Problem to work on ->
Retype the opening lines of the listing below, ending with the line that contains "RED, BLUE, GREEN, PURPLE", and leave out any pictures.

## begin

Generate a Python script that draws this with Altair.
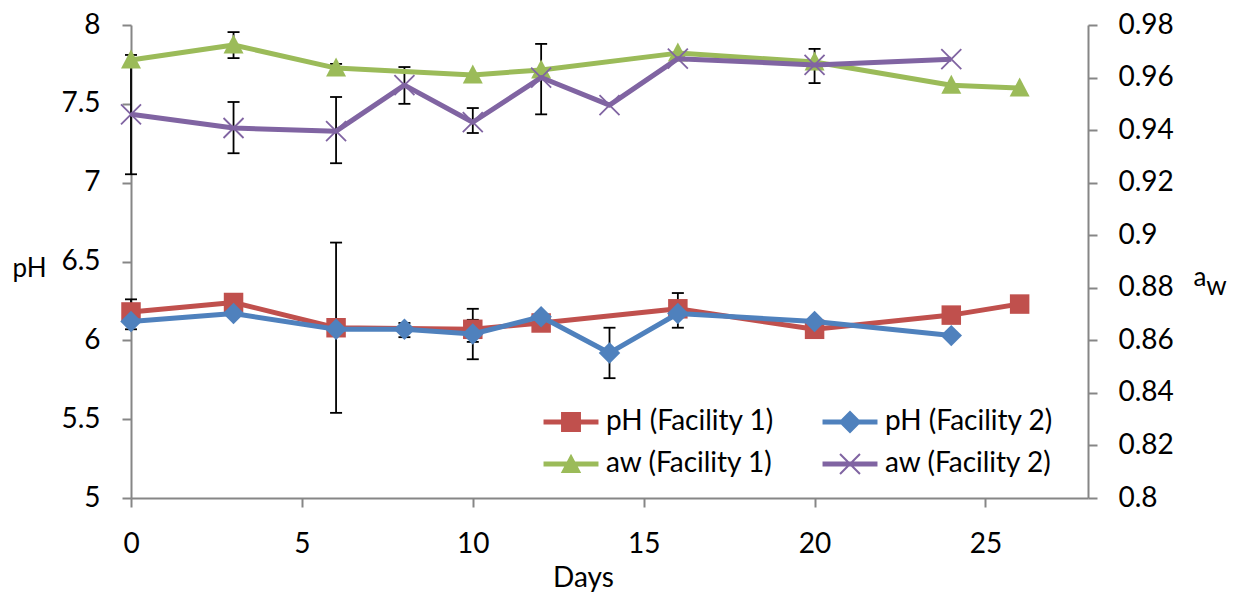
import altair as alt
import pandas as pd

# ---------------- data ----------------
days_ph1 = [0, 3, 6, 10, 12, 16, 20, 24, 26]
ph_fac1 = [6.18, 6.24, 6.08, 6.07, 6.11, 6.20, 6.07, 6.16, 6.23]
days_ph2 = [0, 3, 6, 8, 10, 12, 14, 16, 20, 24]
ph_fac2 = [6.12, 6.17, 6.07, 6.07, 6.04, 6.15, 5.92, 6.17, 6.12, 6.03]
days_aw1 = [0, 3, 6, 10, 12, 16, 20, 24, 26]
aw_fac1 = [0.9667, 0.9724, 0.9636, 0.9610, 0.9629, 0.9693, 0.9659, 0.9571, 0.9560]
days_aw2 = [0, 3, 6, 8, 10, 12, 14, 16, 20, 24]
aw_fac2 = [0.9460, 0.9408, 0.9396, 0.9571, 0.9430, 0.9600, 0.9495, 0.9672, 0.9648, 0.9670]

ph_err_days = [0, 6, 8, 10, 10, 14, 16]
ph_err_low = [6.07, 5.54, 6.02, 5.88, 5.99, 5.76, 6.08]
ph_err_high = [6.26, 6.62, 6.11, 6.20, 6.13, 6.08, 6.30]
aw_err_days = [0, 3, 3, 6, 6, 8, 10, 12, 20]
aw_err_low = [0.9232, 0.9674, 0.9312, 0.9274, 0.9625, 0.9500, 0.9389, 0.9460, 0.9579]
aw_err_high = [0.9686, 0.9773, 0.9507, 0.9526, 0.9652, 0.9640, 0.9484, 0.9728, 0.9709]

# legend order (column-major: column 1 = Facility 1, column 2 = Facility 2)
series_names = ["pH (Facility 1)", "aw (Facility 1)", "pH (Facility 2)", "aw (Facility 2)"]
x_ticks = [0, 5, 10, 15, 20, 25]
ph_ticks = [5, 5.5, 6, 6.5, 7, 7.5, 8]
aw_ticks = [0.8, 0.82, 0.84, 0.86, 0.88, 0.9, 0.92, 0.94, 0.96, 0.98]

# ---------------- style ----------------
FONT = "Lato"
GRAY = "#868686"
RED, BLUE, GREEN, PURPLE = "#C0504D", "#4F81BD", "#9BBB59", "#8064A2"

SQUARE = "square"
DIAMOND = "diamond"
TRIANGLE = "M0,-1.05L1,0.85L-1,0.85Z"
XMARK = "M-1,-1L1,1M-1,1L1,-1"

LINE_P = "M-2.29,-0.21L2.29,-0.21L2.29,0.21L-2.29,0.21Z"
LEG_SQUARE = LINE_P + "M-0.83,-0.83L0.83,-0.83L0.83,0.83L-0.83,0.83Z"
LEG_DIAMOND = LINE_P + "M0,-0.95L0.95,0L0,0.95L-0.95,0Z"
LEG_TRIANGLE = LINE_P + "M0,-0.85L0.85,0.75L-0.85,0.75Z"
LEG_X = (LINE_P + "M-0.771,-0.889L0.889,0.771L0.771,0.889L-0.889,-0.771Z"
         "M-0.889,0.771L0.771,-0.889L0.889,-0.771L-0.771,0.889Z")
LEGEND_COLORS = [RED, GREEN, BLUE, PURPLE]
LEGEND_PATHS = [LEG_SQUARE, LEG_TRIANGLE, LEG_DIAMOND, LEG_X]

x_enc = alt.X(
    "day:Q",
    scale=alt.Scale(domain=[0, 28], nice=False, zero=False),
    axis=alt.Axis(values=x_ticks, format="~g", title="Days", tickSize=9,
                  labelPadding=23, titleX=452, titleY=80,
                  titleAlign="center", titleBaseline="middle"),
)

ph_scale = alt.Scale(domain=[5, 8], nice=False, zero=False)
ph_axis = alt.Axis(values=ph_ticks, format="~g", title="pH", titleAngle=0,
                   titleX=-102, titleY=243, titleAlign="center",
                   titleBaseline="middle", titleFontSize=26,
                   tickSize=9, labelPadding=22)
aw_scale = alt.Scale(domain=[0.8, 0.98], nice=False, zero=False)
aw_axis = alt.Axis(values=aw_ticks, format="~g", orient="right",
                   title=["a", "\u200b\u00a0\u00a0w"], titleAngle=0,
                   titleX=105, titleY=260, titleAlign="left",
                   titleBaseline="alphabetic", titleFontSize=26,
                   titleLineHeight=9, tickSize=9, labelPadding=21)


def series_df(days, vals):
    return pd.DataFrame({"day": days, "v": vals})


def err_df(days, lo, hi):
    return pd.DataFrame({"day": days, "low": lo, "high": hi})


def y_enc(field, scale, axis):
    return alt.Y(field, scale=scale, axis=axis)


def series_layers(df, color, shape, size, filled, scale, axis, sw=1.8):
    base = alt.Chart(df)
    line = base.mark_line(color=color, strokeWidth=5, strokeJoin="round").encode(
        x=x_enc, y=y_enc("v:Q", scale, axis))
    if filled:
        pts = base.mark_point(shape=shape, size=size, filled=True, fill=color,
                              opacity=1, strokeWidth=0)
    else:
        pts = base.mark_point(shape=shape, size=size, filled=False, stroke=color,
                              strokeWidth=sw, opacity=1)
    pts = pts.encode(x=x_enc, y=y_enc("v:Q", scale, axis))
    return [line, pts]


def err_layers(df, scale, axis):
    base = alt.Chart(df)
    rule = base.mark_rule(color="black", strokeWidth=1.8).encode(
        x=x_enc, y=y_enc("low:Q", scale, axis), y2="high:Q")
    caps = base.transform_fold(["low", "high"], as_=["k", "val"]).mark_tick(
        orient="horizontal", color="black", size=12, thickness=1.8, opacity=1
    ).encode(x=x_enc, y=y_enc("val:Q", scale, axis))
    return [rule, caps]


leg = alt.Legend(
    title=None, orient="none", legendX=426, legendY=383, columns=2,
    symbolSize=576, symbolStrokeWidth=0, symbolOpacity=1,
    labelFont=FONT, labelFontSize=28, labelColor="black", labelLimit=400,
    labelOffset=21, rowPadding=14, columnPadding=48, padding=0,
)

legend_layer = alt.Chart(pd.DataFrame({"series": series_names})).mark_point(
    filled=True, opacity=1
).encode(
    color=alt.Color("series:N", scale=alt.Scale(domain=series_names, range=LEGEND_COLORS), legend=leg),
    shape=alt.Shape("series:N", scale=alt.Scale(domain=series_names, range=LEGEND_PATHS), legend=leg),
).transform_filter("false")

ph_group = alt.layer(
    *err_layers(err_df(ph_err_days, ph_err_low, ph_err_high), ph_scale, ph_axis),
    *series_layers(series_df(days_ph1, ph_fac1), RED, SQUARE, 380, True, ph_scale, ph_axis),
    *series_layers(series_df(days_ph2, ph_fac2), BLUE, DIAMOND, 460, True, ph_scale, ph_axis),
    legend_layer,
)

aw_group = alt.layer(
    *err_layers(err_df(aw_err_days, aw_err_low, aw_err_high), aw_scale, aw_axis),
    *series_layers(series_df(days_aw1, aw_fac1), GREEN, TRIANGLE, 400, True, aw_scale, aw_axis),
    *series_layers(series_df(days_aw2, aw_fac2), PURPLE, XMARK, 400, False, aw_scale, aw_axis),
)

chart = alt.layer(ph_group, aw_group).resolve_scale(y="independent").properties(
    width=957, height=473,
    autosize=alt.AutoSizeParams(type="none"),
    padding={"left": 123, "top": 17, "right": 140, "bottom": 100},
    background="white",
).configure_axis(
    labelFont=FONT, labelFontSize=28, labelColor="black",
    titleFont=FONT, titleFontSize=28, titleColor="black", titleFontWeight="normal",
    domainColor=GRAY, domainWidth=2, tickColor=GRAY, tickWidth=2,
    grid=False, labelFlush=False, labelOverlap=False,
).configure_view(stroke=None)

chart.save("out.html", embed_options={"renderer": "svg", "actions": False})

## end

Result of this exercise ->
Generate a Python script that draws this with Altair.
import altair as alt
import pandas as pd

# ---------------- data ----------------
days_ph1 = [0, 3, 6, 10, 12, 16, 20, 24, 26]
ph_fac1 = [6.18, 6.24, 6.08, 6.07, 6.11, 6.20, 6.07, 6.16, 6.23]
days_ph2 = [0, 3, 6, 8, 10, 12, 14, 16, 20, 24]
ph_fac2 = [6.12, 6.17, 6.07, 6.07, 6.04, 6.15, 5.92, 6.17, 6.12, 6.03]
days_aw1 = [0, 3, 6, 10, 12, 16, 20, 24, 26]
aw_fac1 = [0.9667, 0.9724, 0.9636, 0.9610, 0.9629, 0.9693, 0.9659, 0.9571, 0.9560]
days_aw2 = [0, 3, 6, 8, 10, 12, 14, 16, 20, 24]
aw_fac2 = [0.9460, 0.9408, 0.9396, 0.9571, 0.9430, 0.9600, 0.9495, 0.9672, 0.9648, 0.9670]

ph_err_days = [0, 6, 8, 10, 10, 14, 16]
ph_err_low = [6.07, 5.54, 6.02, 5.88, 5.99, 5.76, 6.08]
ph_err_high = [6.26, 6.62, 6.11, 6.20, 6.13, 6.08, 6.30]
aw_err_days = [0, 3, 3, 6, 6, 8, 10, 12, 20]
aw_err_low = [0.9232, 0.9674, 0.9312, 0.9274, 0.9625, 0.9500, 0.9389, 0.9460, 0.9579]
aw_err_high = [0.9686, 0.9773, 0.9507, 0.9526, 0.9652, 0.9640, 0.9484, 0.9728, 0.9709]

# legend order (column-major: column 1 = Facility 1, column 2 = Facility 2)
series_names = ["pH (Facility 1)", "aw (Facility 1)", "pH (Facility 2)", "aw (Facility 2)"]
x_ticks = [0, 5, 10, 15, 20, 25]
ph_ticks = [5, 5.5, 6, 6.5, 7, 7.5, 8]
aw_ticks = [0.8, 0.82, 0.84, 0.86, 0.88, 0.9, 0.92, 0.94, 0.96, 0.98]

# ---------------- style ----------------
FONT = "Lato"
GRAY = "#868686"
RED, BLUE, GREEN, PURPLE = "#C0504D", "#4F81BD", "#9BBB59", "#8064A2"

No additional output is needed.